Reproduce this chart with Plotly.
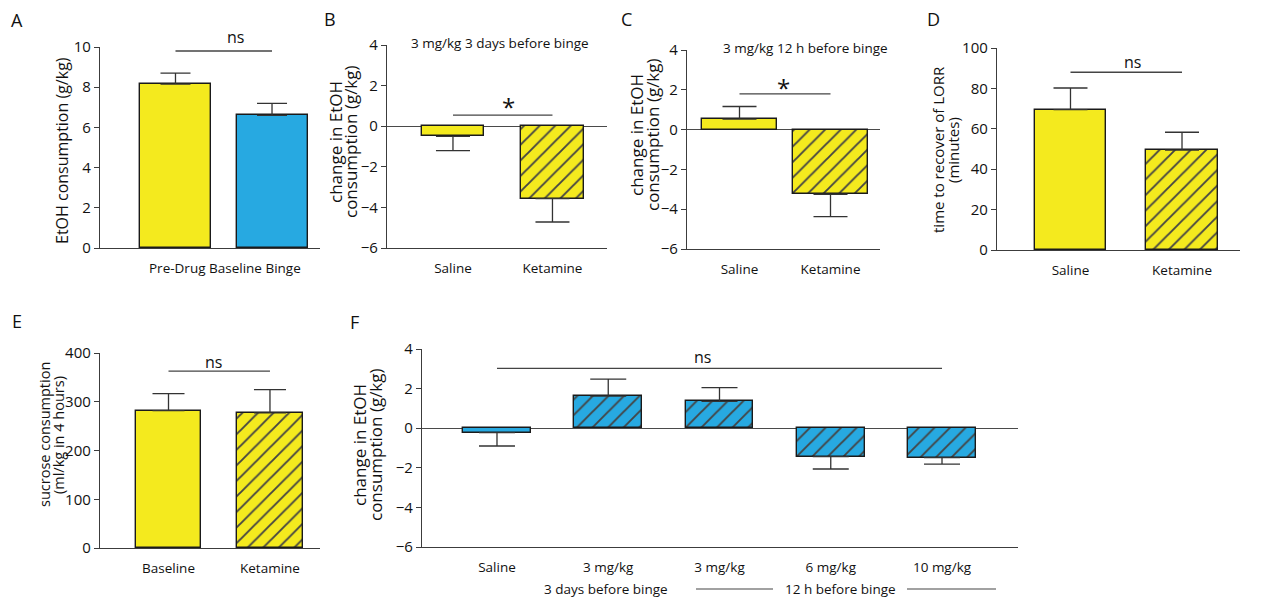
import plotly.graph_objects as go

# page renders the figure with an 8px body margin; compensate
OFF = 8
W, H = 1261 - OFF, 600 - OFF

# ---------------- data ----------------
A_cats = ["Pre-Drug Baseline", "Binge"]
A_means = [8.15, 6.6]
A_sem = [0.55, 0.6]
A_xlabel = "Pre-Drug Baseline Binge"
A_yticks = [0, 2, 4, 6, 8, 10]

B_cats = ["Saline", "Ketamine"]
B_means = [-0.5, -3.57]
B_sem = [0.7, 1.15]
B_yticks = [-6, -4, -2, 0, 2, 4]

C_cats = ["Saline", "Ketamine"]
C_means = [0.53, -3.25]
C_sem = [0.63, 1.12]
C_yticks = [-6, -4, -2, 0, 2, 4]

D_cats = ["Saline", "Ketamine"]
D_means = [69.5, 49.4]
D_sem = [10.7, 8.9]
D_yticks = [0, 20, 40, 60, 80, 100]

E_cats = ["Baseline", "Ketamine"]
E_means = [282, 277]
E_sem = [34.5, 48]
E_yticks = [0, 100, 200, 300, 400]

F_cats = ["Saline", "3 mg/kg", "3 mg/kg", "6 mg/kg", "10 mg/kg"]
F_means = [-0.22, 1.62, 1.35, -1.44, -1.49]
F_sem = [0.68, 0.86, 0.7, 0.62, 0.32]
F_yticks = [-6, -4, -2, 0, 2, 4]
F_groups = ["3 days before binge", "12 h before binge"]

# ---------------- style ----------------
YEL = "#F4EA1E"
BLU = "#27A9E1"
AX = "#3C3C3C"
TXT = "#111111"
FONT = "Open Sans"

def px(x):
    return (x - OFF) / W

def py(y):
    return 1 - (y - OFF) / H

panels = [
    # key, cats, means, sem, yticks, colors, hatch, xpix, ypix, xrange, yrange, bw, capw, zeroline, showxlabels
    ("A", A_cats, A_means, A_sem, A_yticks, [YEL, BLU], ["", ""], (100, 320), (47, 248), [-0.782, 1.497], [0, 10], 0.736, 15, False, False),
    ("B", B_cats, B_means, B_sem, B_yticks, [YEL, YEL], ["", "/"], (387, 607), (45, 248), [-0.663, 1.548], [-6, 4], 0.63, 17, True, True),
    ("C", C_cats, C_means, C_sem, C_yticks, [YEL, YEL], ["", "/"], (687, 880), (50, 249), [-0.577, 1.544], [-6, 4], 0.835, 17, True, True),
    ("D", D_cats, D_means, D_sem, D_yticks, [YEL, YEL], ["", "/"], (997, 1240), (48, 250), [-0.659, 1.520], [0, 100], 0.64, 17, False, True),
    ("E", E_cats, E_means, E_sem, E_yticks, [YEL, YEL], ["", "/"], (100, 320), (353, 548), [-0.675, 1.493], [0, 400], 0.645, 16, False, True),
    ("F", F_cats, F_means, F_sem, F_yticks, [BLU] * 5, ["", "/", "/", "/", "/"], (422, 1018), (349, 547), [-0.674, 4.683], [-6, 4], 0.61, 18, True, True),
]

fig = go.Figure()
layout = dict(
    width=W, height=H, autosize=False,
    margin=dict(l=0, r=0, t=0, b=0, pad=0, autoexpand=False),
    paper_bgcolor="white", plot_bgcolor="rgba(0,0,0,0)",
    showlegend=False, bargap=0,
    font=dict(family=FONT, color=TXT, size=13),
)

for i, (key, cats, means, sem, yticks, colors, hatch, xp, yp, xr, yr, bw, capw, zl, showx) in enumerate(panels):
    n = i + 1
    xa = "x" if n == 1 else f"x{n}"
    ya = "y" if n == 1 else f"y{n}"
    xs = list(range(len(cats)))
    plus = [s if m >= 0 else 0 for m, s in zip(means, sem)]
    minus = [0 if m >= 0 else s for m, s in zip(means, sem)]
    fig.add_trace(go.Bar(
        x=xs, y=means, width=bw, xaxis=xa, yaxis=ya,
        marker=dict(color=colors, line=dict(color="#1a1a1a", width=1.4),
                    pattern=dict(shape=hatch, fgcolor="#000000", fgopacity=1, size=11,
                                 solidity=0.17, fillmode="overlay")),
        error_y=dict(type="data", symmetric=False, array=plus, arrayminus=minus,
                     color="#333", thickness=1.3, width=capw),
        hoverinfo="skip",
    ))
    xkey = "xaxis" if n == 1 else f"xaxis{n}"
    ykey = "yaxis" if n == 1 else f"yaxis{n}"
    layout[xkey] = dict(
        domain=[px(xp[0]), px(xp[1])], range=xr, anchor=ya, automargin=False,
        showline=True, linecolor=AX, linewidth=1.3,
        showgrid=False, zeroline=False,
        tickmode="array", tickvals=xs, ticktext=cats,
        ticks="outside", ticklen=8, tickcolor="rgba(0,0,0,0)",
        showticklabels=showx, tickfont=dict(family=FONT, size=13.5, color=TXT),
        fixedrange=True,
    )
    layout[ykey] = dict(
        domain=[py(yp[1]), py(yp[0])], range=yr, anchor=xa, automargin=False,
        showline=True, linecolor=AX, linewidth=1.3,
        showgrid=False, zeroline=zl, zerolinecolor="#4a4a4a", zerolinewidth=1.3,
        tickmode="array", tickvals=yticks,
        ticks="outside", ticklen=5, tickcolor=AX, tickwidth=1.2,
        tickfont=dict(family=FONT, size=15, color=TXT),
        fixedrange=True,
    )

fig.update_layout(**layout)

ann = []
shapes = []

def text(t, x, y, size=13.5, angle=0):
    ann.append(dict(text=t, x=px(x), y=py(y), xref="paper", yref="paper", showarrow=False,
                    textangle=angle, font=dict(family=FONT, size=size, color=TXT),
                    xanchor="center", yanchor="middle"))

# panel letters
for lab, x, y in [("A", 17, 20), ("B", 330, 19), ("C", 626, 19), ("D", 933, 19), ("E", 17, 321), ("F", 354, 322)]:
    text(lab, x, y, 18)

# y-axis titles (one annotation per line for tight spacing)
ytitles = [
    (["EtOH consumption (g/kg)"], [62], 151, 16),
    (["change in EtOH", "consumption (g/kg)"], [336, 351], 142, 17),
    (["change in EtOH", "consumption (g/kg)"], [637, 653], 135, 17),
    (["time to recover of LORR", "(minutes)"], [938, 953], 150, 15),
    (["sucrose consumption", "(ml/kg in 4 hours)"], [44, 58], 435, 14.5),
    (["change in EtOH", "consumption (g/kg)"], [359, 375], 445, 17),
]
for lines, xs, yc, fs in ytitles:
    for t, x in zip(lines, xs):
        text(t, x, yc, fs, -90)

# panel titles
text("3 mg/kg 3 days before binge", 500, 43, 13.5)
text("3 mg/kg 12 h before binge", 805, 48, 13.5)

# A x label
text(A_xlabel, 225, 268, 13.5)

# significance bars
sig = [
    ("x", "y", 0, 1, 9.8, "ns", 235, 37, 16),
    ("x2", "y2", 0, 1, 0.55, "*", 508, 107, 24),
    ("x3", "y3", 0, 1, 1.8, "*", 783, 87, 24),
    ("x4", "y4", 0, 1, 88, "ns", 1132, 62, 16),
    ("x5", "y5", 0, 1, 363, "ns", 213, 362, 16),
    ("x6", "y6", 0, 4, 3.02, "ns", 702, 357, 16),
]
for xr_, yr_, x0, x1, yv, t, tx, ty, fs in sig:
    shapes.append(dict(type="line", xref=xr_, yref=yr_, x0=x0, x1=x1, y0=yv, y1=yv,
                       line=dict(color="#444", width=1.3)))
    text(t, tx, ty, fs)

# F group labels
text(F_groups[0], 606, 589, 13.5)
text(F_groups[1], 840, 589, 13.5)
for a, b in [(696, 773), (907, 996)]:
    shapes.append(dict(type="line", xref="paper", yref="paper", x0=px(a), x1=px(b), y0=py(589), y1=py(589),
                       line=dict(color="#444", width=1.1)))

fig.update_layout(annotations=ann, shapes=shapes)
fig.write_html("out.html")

_Brief:_ Write out exactly the opening lines of the data, stopping after the line that holds "D_yticks = [0, 20, 40, 60, 80, 100]". Exclude pictures.

_Response to this task:_
Reproduce this chart with Plotly.
import plotly.graph_objects as go

# page renders the figure with an 8px body margin; compensate
OFF = 8
W, H = 1261 - OFF, 600 - OFF

# ---------------- data ----------------
A_cats = ["Pre-Drug Baseline", "Binge"]
A_means = [8.15, 6.6]
A_sem = [0.55, 0.6]
A_xlabel = "Pre-Drug Baseline Binge"
A_yticks = [0, 2, 4, 6, 8, 10]

B_cats = ["Saline", "Ketamine"]
B_means = [-0.5, -3.57]
B_sem = [0.7, 1.15]
B_yticks = [-6, -4, -2, 0, 2, 4]

C_cats = ["Saline", "Ketamine"]
C_means = [0.53, -3.25]
C_sem = [0.63, 1.12]
C_yticks = [-6, -4, -2, 0, 2, 4]

D_cats = ["Saline", "Ketamine"]
D_means = [69.5, 49.4]
D_sem = [10.7, 8.9]
D_yticks = [0, 20, 40, 60, 80, 100]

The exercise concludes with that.